[PROBLEM DESCRIPTION]
Collect each line holding the string "matplotlib".

**********

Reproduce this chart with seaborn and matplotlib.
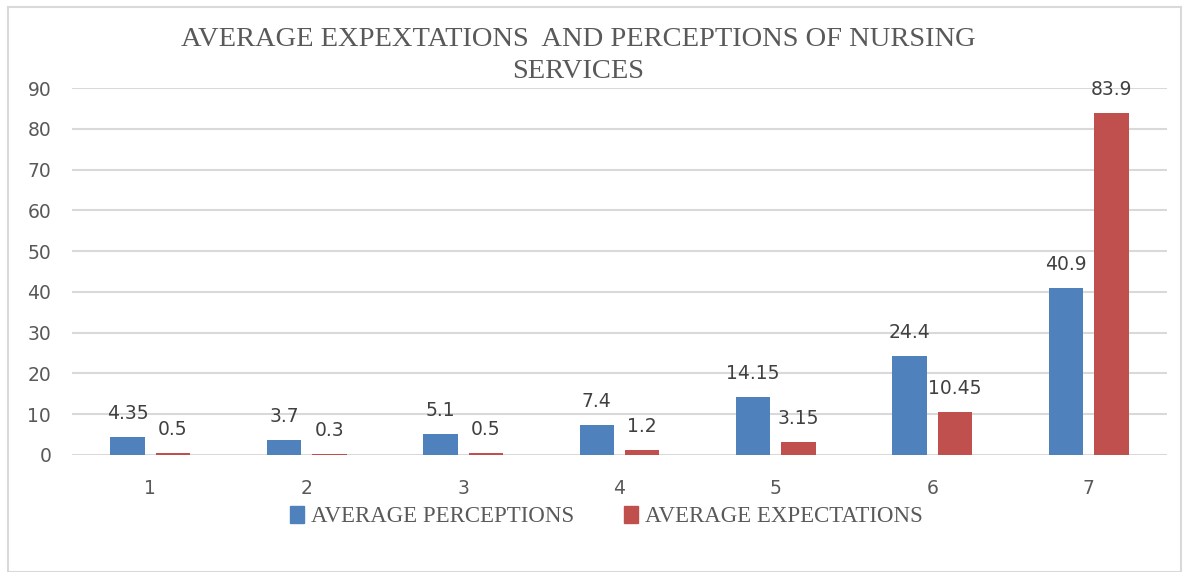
import pandas as pd
import matplotlib.pyplot as plt
import seaborn as sns
from matplotlib.patches import Rectangle

categories = ['1', '2', '3', '4', '5', '6', '7']
perceptions = [4.35, 3.7, 5.1, 7.4, 14.15, 24.4, 40.9]
expectations = [0.5, 0.3, 0.5, 1.2, 3.15, 10.45, 83.9]
series_names = ['AVERAGE PERCEPTIONS', 'AVERAGE EXPECTATIONS']
colors = ['#4F81BD', '#C0504D']

df = pd.DataFrame({
    'cat': categories * 2,
    'value': perceptions + expectations,
    'series': [series_names[0]] * 7 + [series_names[1]] * 7,
})

sns.set_theme(style='white')
plt.rcParams['font.family'] = ['DejaVu Sans']

fig = plt.figure(figsize=(11.89, 5.72), dpi=100)
ax = fig.add_axes([72 / 1189, 1 - 455 / 572, 1095 / 1189, 367 / 572])

sns.barplot(data=df, x='cat', y='value', hue='series', palette=colors,
            width=0.58, gap=0.24, ax=ax, legend=False, saturation=1,
            linewidth=0)

ax.set_ylim(0, 90)
ax.set_xlim(-0.5, 6.5)
ax.set_yticks(range(0, 91, 10))
ax.yaxis.grid(True, color='#D9D9D9', linewidth=1.5)
ax.set_axisbelow(True)
for s in ax.spines.values():
    s.set_visible(False)
ax.tick_params(axis='both', length=0, colors='#595959', labelsize=13.5)
ax.tick_params(axis='x', pad=17)
ax.tick_params(axis='y', pad=15)
ax.set_xlabel('')
ax.set_ylabel('')

for cont in ax.containers:
    ax.bar_label(cont, fmt='%g', padding=10, color='#404040', fontsize=13.5)

# title (serif, like the original Office chart)
fig.text(0.486, 0.903, 'AVERAGE EXPEXTATIONS  AND PERCEPTIONS OF NURSING\nSERVICES',
         ha='center', va='center', family='Liberation Serif', fontsize=20.5,
         color='#595959', linespacing=1.35)

handles = [Rectangle((0, 0), 1, 1, color=c) for c in colors]
fig.legend(handles, series_names, loc='center', bbox_to_anchor=(0.51, 0.097),
           ncol=2, frameon=False, handlelength=0.6, handleheight=0.8,
           handletextpad=0.3, columnspacing=2.2,
           prop={'family': 'Liberation Serif', 'size': 16.5},
           labelcolor='#595959')

fig.patches.append(Rectangle((8 / 1189, 0), 1 - 16 / 1189, 1 - 7 / 572,
                             transform=fig.transFigure, fill=False,
                             edgecolor='#D9D9D9', linewidth=1.5))

plt.savefig('out.png', dpi=100)
plt.close(fig)
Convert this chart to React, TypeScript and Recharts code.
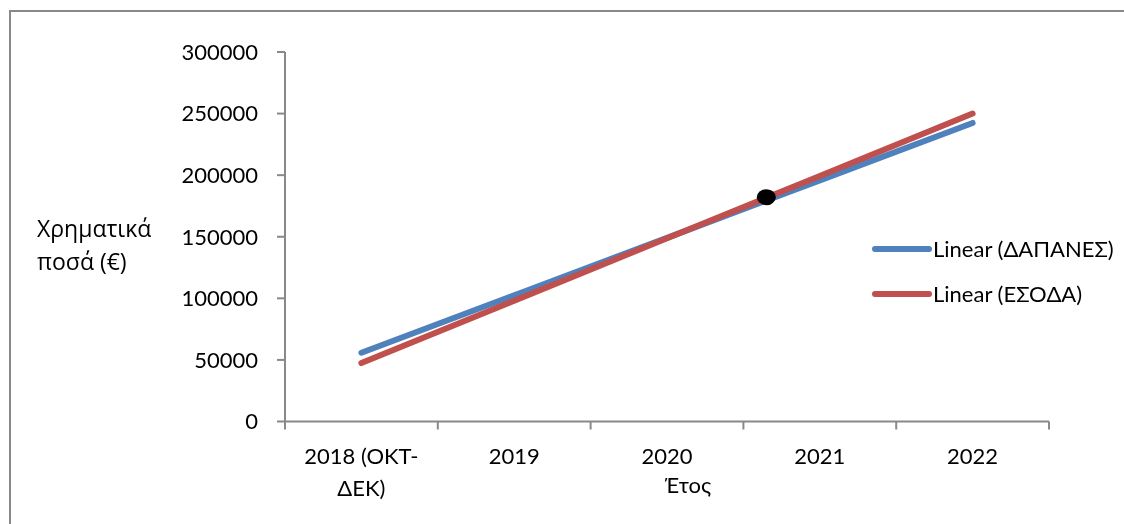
import { LineChart, Line, XAxis, YAxis, Legend, ReferenceDot } from 'recharts';

// values at each year
const CATEGORIES = ['2018 (ΟΚΤ-ΔΕΚ)', '2019', '2020', '2021', '2022'];
const DAPANES = [55800, 102450, 149100, 195750, 242400];
const ESODA = [47450, 98090, 148730, 199370, 250000];
const Y_TICKS = [0, 50000, 100000, 150000, 200000, 250000, 300000];
const CROSS_AT = 2.65;
const CROSS_VALUE = 182100;

const W = 1108;
const H = 508;
const MARGIN = { top: 44, right: 67, bottom: 2.5, left: 0 };
const Y_AXIS_W = 277;
const X_AXIS_H = 92;
const HALF = (W - MARGIN.left - MARGIN.right - Y_AXIS_W) / (CATEGORIES.length * 2);

const FONT = 'Lato, "Open Sans", sans-serif';
const GREEK_FONT = '"Open Sans", "Noto Sans", sans-serif';
const AXIS = '#898989';
const BLUE = '#4F81BD';
const RED = '#C0504D';

const rows = CATEGORIES.map((cat, i) => ({ idx: i, cat, dapanes: DAPANES[i], esoda: ESODA[i] }));

function XTick(props: any) {
  const { x, y, payload } = props;
  const i = payload.value as number;
  const label = CATEGORIES[i] ?? '';
  const cut = label.indexOf('-');
  const lines = cut >= 0 ? [label.slice(0, cut + 1), label.slice(cut + 1)] : [label];
  return (
    <g>
      <line x1={x - HALF} x2={x - HALF} y1={y} y2={y + 8} stroke={AXIS} strokeWidth={2} />
      {i === CATEGORIES.length - 1 && (
        <line x1={x + HALF} x2={x + HALF} y1={y} y2={y + 8} stroke={AXIS} strokeWidth={2} />
      )}
      <text x={x} y={y + 42.5} textAnchor="middle" fontFamily={FONT} fontSize={22} fill="#000">
        {lines.map((l, k) => (
          <tspan key={k} x={x} dy={k === 0 ? 0 : 32}>{l}</tspan>
        ))}
      </text>
    </g>
  );
}

function YTitle({ viewBox }: any) {
  const x = (viewBox?.x ?? 0) + 29;
  const y = (viewBox?.y ?? MARGIN.top) + 185;
  return (
    <text x={x} y={y} fontFamily={GREEK_FONT} fontSize={23} fill="#000">
      <tspan x={x}>Χρηματικά</tspan>
      <tspan x={x} dy={33}>ποσά (€)</tspan>
    </text>
  );
}

function XTitle({ viewBox }: any) {
  const cx = viewBox.x + viewBox.width / 2 + 21;
  return (
    <text x={cx} y={viewBox.y + 71.5} textAnchor="middle" fontFamily={FONT} fontSize={22} fill="#000">
      Έτος
    </text>
  );
}

function LegendBox({ payload }: any) {
  return (
    <div style={{ fontFamily: FONT, fontSize: 22, color: '#000' }}>
      {(payload ?? []).map((p: any) => (
        <div key={p.value} style={{ display: 'flex', alignItems: 'center', height: 45 }}>
          <svg width={60} height={10} style={{ display: 'block' }}>
            <line x1={3} x2={57} y1={5} y2={5} stroke={p.color} strokeWidth={6} strokeLinecap="round" />
          </svg>
          <span style={{ lineHeight: '22px', marginLeft: 1, whiteSpace: 'nowrap' }}>{p.value}</span>
        </div>
      ))}
    </div>
  );
}

function Ellipse({ cx, cy }: any) {
  return <ellipse cx={cx} cy={cy} rx={9.5} ry={8} fill="#000" />;
}

export default function App() {
  return (
    <div style={{ position: 'relative', width: W, height: H, fontFamily: FONT }}>
      {/* outer chart-area frame, runs off the right and bottom edges */}
      <div style={{
        position: 'fixed', left: 9, top: 10, right: -10, bottom: -10,
        borderTop: `2px solid ${AXIS}`, borderLeft: `2px solid ${AXIS}`, pointerEvents: 'none',
      }} />
      <LineChart width={W} height={H} data={rows} margin={MARGIN}>
        <XAxis
          dataKey="idx" type="number" domain={[-0.5, 4.5]} ticks={[0, 1, 2, 3, 4]} interval={0}
          height={X_AXIS_H} tickLine={false} tickSize={0} tickMargin={0}
          axisLine={{ stroke: AXIS, strokeWidth: 2 }} tick={<XTick />} label={<XTitle />}
        />
        <YAxis
          type="number" domain={[0, 300000]} ticks={Y_TICKS} interval={0} width={Y_AXIS_W}
          tickSize={8} tickMargin={19}
          axisLine={{ stroke: AXIS, strokeWidth: 2 }} tickLine={{ stroke: AXIS, strokeWidth: 2 }}
          tick={{ fill: '#000', fontSize: 22, fontFamily: FONT }} label={<YTitle />}
        />
        <Legend
          layout="vertical" align="center" verticalAlign="middle" content={<LegendBox />}
          wrapperStyle={{ left: 864, top: 218, width: 244 }}
        />
        <Line dataKey="dapanes" name="Linear (ΔΑΠΑΝΕΣ)" stroke={BLUE} strokeWidth={6}
              strokeLinecap="round" dot={false} activeDot={false} isAnimationActive={false} />
        <Line dataKey="esoda" name="Linear (ΕΣΟΔΑ)" stroke={RED} strokeWidth={6}
              strokeLinecap="round" dot={false} activeDot={false} isAnimationActive={false} />
        <ReferenceDot x={CROSS_AT} y={CROSS_VALUE} shape={<Ellipse />} />
      </LineChart>
    </div>
  );
}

**********

[THE RESULT]
Reproduce this chart with seaborn and matplotlib.
import matplotlib.pyplot as plt
from matplotlib.patches import Rectangle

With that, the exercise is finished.